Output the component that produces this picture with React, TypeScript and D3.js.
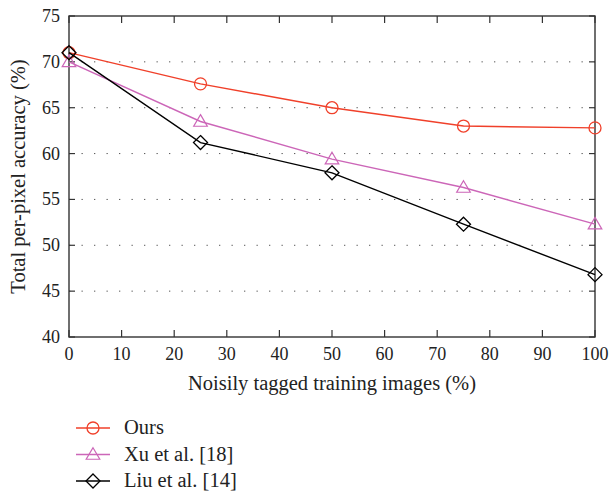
import React from "react";
import * as d3 from "d3";

const xValues = [0, 25, 50, 75, 100];
const oursValues = [71.0, 67.6, 65.0, 63.0, 62.8];
const xuValues = [70.0, 63.5, 59.4, 56.3, 52.3];
const liuValues = [71.0, 61.2, 57.9, 52.3, 46.8];
const xTicks = [0, 10, 20, 30, 40, 50, 60, 70, 80, 90, 100];
const yTicks = [40, 45, 50, 55, 60, 65, 70, 75];

const series = [
  { name: "Ours", values: oursValues, color: "#f0402a", marker: "circle" },
  { name: "Xu et al. [18]", values: xuValues, color: "#cc66b8", marker: "triangle" },
  { name: "Liu et al. [14]", values: liuValues, color: "#000000", marker: "diamond" },
];

const margin = { top: 16, right: 16, bottom: 157, left: 69 };
const W = 611, H = 494;
const width = W - margin.left - margin.right;
const height = H - margin.top - margin.bottom;
const font = "Liberation Serif, DejaVu Serif, serif";

function Marker({ type, x, y, color }: { type: string; x: number; y: number; color: string }) {
  if (type === "circle")
    return <circle cx={x} cy={y} r={6} fill="none" stroke={color} strokeWidth={1.3} />;
  if (type === "triangle") {
    const s = 6.8;
    const pts = [[x, y - s], [x + s, y + s * 0.7], [x - s, y + s * 0.7]];
    return <polygon points={pts.map((p) => p.join(",")).join(" ")} fill="none" stroke={color} strokeWidth={1.2} />;
  }
  const d = 7;
  const pts = [[x, y - d], [x + d, y], [x, y + d], [x - d, y]];
  return <polygon points={pts.map((p) => p.join(",")).join(" ")} fill="none" stroke={color} strokeWidth={1.3} />;
}

export default function App() {
  const x = d3.scaleLinear().domain([0, 100]).range([0, width]);
  const y = d3.scaleLinear().domain([40, 75]).range([height, 0]);
  const line = d3
    .line<number>()
    .x((_, i) => x(xValues[i]))
    .y((v) => y(v));
  const axisColor = "#333";

  return (
    <svg width={W} height={H} style={{ position: "absolute", left: 0, top: 0, fontFamily: font }}>
      <rect width={W} height={H} fill="#fff" />
      <g transform={`translate(${margin.left},${margin.top})`}>
        {/* dotted grid */}
        {yTicks.slice(1, -1).map((t) => (
          <line key={t} x1={0} x2={width} y1={y(t)} y2={y(t)} stroke="#555" strokeWidth={1} strokeDasharray="1.3,11.2" />
        ))}
        {/* frame */}
        <rect x={0} y={0} width={width} height={height} fill="none" stroke={axisColor} strokeWidth={1.4} />
        {/* x ticks */}
        {xTicks.map((t) => (
          <g key={t}>
            <line x1={x(t)} x2={x(t)} y1={height} y2={height - 7} stroke={axisColor} strokeWidth={1.2} />
            <line x1={x(t)} x2={x(t)} y1={0} y2={7} stroke={axisColor} strokeWidth={1.2} />
            <text x={x(t)} y={height + 23} textAnchor="middle" style={{ fontFamily: font, fontSize: 18 }} fill="#222">
              {t}
            </text>
          </g>
        ))}
        {/* y ticks */}
        {yTicks.map((t) => (
          <g key={t}>
            <line x1={0} x2={6} y1={y(t)} y2={y(t)} stroke={axisColor} strokeWidth={1.2} />
            <line x1={width} x2={width - 6} y1={y(t)} y2={y(t)} stroke={axisColor} strokeWidth={1.2} />
            <text x={-9} y={y(t) + 6} textAnchor="end" style={{ fontFamily: font, fontSize: 18 }} fill="#222">
              {t}
            </text>
          </g>
        ))}
        {/* series */}
        {series.map((s) => (
          <g key={s.name}>
            <path d={line(s.values) || ""} fill="none" stroke={s.color} strokeWidth={1.4} />
            {s.values.map((v, i) => (
              <Marker key={i} type={s.marker} x={x(xValues[i])} y={y(v)} color={s.color} />
            ))}
          </g>
        ))}
        <text x={width / 2} y={height + 53} textAnchor="middle" style={{ fontFamily: font, fontSize: 20.5 }} fill="#222">
          Noisily tagged training images (%)
        </text>
        <text
          transform={`translate(${-44},${height / 2}) rotate(-90)`}
          textAnchor="middle"
          style={{ fontFamily: font, fontSize: 20.5 }}
          fill="#222"
        >
          Total per-pixel accuracy (%)
        </text>
      </g>
      {/* legend */}
      <g>
        {series.map((s, i) => {
          const ly = 428 + i * 26.5;
          return (
            <g key={s.name}>
              <line x1={76} x2={110} y1={ly} y2={ly} stroke={s.color} strokeWidth={1.4} />
              <Marker type={s.marker} x={93} y={ly} color={s.color} />
              <text x={124} y={ly + 6} style={{ fontFamily: font, fontSize: 20.5 }} fill="#222">
                {s.name}
              </text>
            </g>
          );
        })}
      </g>
    </svg>
  );
}
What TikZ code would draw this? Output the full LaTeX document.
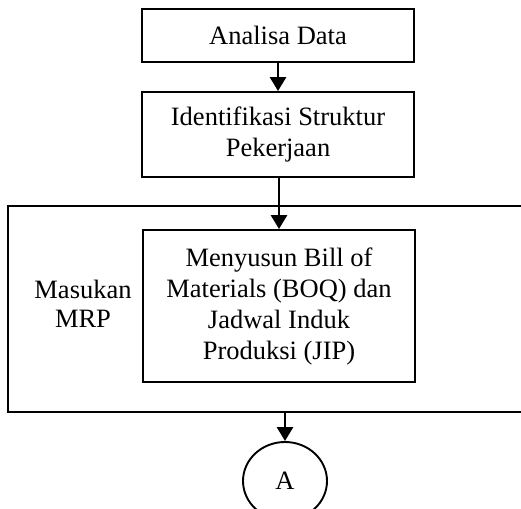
\documentclass[tikz,border=0pt]{standalone}
\usepackage{fontspec}
\setmainfont{Liberation Serif}
\usetikzlibrary{shapes.geometric,arrows.meta,positioning}

\begin{document}
\begin{tikzpicture}[x=1pt,y=-1pt,
  box/.style={draw,rectangle,line width=1.9pt,minimum width=272pt,align=center,inner sep=0pt,
    font=\fontsize{26.5}{31}\selectfont},
  flow/.style={line width=2.8pt,-{Triangle[length=14pt,width=16pt]}}]
  \clip (0,0) rectangle (521,508);
  % kotak proses
  \node[box,minimum height=53pt] (analisa) at (278,35.5) {Analisa Data};
  \node[box,minimum height=85pt] (identifikasi) at (278,134.5) {Identifikasi Struktur\\Pekerjaan};
  % kotak masukan MRP
  \node[box,minimum width=552pt,minimum height=206pt] (masukan) at (284,309) {};
  \node[box,minimum height=152pt] (menyusun) at (279,306)
    {Menyusun Bill of\\Materials (BOQ) dan\\Jadwal Induk\\Produksi (JIP)};
  \node[align=center,font=\fontsize{26.5}{29}\selectfont] (label) at (83,304) {Masukan\\MRP};
  % penghubung
  \node[draw,ellipse,line width=1.9pt,minimum width=84pt,minimum height=78pt,
    font=\fontsize{26.5}{31}\selectfont] (A) at (285,481) {A};
  \coordinate (keluar) at (A.north |- masukan.south);
  % panah
  \draw[flow] (analisa) -- (identifikasi);
  \draw[flow] (identifikasi.south -| menyusun.north) -- (menyusun.north);
  \draw[flow] (keluar) -- (A.north);
\end{tikzpicture}
\end{document}
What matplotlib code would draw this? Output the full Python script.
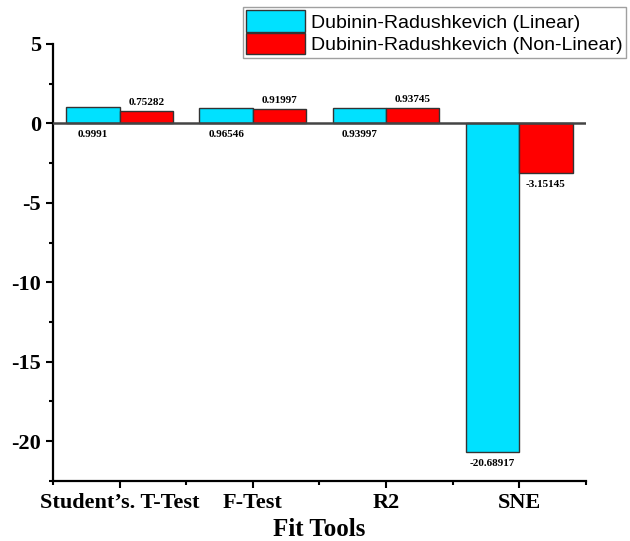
import numpy as np
import matplotlib.pyplot as plt
from matplotlib.ticker import MultipleLocator

plt.rcParams["axes.unicode_minus"] = False

# data
tools = ["Student\u2019s. T-Test", "F-Test", "R2", "SNE"]
linear = [0.9991, 0.96546, 0.93997, -20.68917]
nonlinear = [0.75282, 0.91997, 0.93745, -3.15145]
linear_lbl = ["0.9991", "0.96546", "0.93997", "-20.68917"]
nonlinear_lbl = ["0.75282", "0.91997", "0.93745", "-3.15145"]

serif = ["Liberation Serif", "DejaVu Serif"]
sans = ["Liberation Sans", "DejaVu Sans"]

fig = plt.figure(figsize=(6.30, 5.41), dpi=100)
ax = fig.add_axes([0.084, 0.111, 0.846, 0.808])

x = np.arange(len(tools))
w = 0.4
b1 = ax.bar(x - w / 2, linear, w, color="#00E1FF", edgecolor="#333333", linewidth=1.0,
            label="Dubinin-Radushkevich (Linear)", zorder=3)
b2 = ax.bar(x + w / 2, nonlinear, w, color="#FF0000", edgecolor="#333333", linewidth=1.0,
            label="Dubinin-Radushkevich (Non-Linear)", zorder=3)

ax.axhline(0, color="#444444", linewidth=1.8, zorder=4)

# value labels
for xi, v, t in zip(x, linear, linear_lbl):
    ax.annotate(t, (xi - w / 2, min(v, 0)), xytext=(0, -5), textcoords="offset points",
                ha="center", va="top", fontsize=8, fontweight="bold", family=serif)
for xi, v, t in zip(x, nonlinear, nonlinear_lbl):
    if v >= 0:
        ax.annotate(t, (xi + w / 2, v), xytext=(0, 3), textcoords="offset points",
                    ha="center", va="bottom", fontsize=8, fontweight="bold", family=serif)
    else:
        ax.annotate(t, (xi + w / 2, v), xytext=(0, -5), textcoords="offset points",
                    ha="center", va="top", fontsize=8, fontweight="bold", family=serif)

ax.set_xlim(-0.5, 3.5)
ax.set_ylim(-22.5, 5)
ax.set_xticks(x)
ax.set_xticklabels(tools, fontsize=16, fontweight="bold", family=serif)
ax.xaxis.set_minor_locator(MultipleLocator(1, offset=0.5))
ax.yaxis.set_major_locator(MultipleLocator(5))
ax.yaxis.set_minor_locator(MultipleLocator(2.5))
for lab in ax.get_yticklabels():
    lab.set_fontsize(16)
    lab.set_fontweight("bold")
    lab.set_family(serif)
ax.tick_params(axis="both", which="major", length=5, width=1.5, direction="out")
ax.tick_params(axis="both", which="minor", length=3, width=1.5, direction="out")

ax.spines["top"].set_visible(False)
ax.spines["right"].set_visible(False)
ax.spines["left"].set_linewidth(1.6)
ax.spines["bottom"].set_linewidth(1.6)

ax.set_xlabel("Fit Tools", fontsize=18, fontweight="bold", family=serif, labelpad=4)

leg = fig.legend(handles=[b1, b2], loc="upper right", bbox_to_anchor=(1.0, 0.995),
                 prop={"family": sans, "size": 14}, frameon=True, fancybox=False,
                 edgecolor="#888888", borderpad=0.2, handlelength=3.0, handleheight=1.3,
                 handletextpad=0.3, labelspacing=0.05, borderaxespad=0.2)
leg.get_frame().set_linewidth(1.0)

fig.savefig("out.png", dpi=100)
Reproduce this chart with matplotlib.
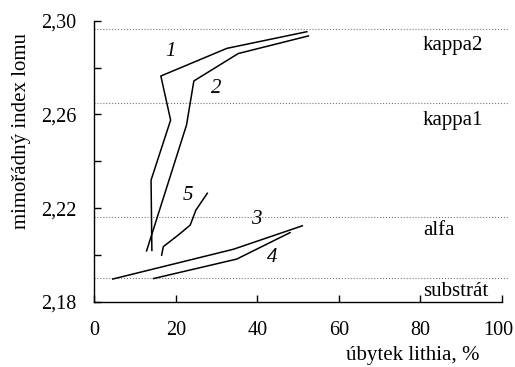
import matplotlib
matplotlib.use("Agg")
import matplotlib.pyplot as plt
from matplotlib.transforms import ScaledTranslation

plt.rcParams['font.family'] = ['Liberation Serif', 'DejaVu Serif']

# Extraordinary refractive index vs. lithium loss for five samples
c1_x = [52.1, 32.5, 16.3, 18.7, 13.9, 14.1]
c1_y = [2.2953, 2.2882, 2.2764, 2.2576, 2.2320, 2.2020]
c2_x = [52.5, 35.3, 24.4, 22.6, 12.8]
c2_y = [2.2935, 2.2860, 2.2743, 2.2555, 2.2018]
c3_x = [4.5, 34.1, 51.0]
c3_y = [2.1898, 2.2025, 2.2125]
c4_x = [14.5, 34.9, 48.0]
c4_y = [2.1900, 2.1983, 2.2096]
c5_x = [16.5, 16.9, 20.6, 23.5, 24.9, 27.7]
c5_y = [2.2000, 2.2036, 2.2086, 2.2128, 2.2192, 2.2264]

curve_names = ['1', '2', '3', '4', '5']
label_x = [18.6, 30.0, 39.8, 43.5, 23.0]
label_y = [2.2868, 2.2712, 2.2153, 2.1991, 2.2256]

# Phase reference levels
phase_names = ['kappa2', 'kappa1', 'alfa', 'substrát']
phase_levels = [2.2963, 2.2648, 2.2161, 2.1904]
phase_text_y = [2.2896, 2.2576, 2.2107, 2.1844]

x_ticks = [0, 20, 40, 60, 80, 100]
y_ticks = [2.18, 2.20, 2.22, 2.24, 2.26, 2.28, 2.30]
y_ticklabels = ['2,18', '', '2,22', '', '2,26', '', '2,30']

fig = plt.figure(figsize=(5.15, 3.67), dpi=100)
ax = fig.add_axes([0.1833, 0.1771, 0.7915, 0.7665])

for lvl in phase_levels:
    ax.plot([0, 101.5], [lvl, lvl], ls=':', color='#777777', lw=0.8, clip_on=False)

for xs, ys in [(c1_x, c1_y), (c2_x, c2_y), (c3_x, c3_y), (c4_x, c4_y), (c5_x, c5_y)]:
    ax.plot(xs, ys, color='black', lw=1.1)

for name, lx, ly in zip(curve_names, label_x, label_y):
    ax.text(lx, ly, name, fontsize=15, style='italic', ha='center', va='center')

for name, ty in zip(phase_names, phase_text_y):
    ax.text(80.6, ty, name, fontsize=15, ha='left', va='center')

ax.set_xlim(0, 100)
ax.set_ylim(2.18, 2.30)
ax.set_xticks(x_ticks)
ax.set_yticks(y_ticks)
ax.set_yticklabels(y_ticklabels)
ax.tick_params(direction='in', length=5, width=1, labelsize=14.5)
ax.tick_params(axis='x', pad=14)
ax.tick_params(axis='y', pad=13)
for s in ['top', 'right']:
    ax.spines[s].set_visible(False)
for s in ['left', 'bottom']:
    ax.spines[s].set_linewidth(1.0)

# nudge the last x tick label so it stays inside the canvas
last = ax.get_xticklabels()[-1]
last.set_transform(last.get_transform() + ScaledTranslation(-3 / 72, 0, fig.dpi_scale_trans))

fig.text(0.802, 0.019, 'úbytek lithia, %', fontsize=15, ha='center', va='baseline')
fig.text(0.042, 0.642, 'mimořádný index lomu', fontsize=15, rotation=90,
         ha='center', va='center')

fig.savefig('out.png', dpi=100)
===============
TASK STATEMENT.
Return only the lines from the start of the data through the line that contains "const yTicks = [40, 45, 50, 55, 60, 65, 70, 75];", please, copying them exactly and omitting all pictures.

TASK OUTPUT.
Output the component that produces this picture with React, TypeScript and D3.js.
import React from "react";
import * as d3 from "d3";

const xValues = [0, 25, 50, 75, 100];
const oursValues = [71.0, 67.6, 65.0, 63.0, 62.8];
const xuValues = [70.0, 63.5, 59.4, 56.3, 52.3];
const liuValues = [71.0, 61.2, 57.9, 52.3, 46.8];
const xTicks = [0, 10, 20, 30, 40, 50, 60, 70, 80, 90, 100];
const yTicks = [40, 45, 50, 55, 60, 65, 70, 75];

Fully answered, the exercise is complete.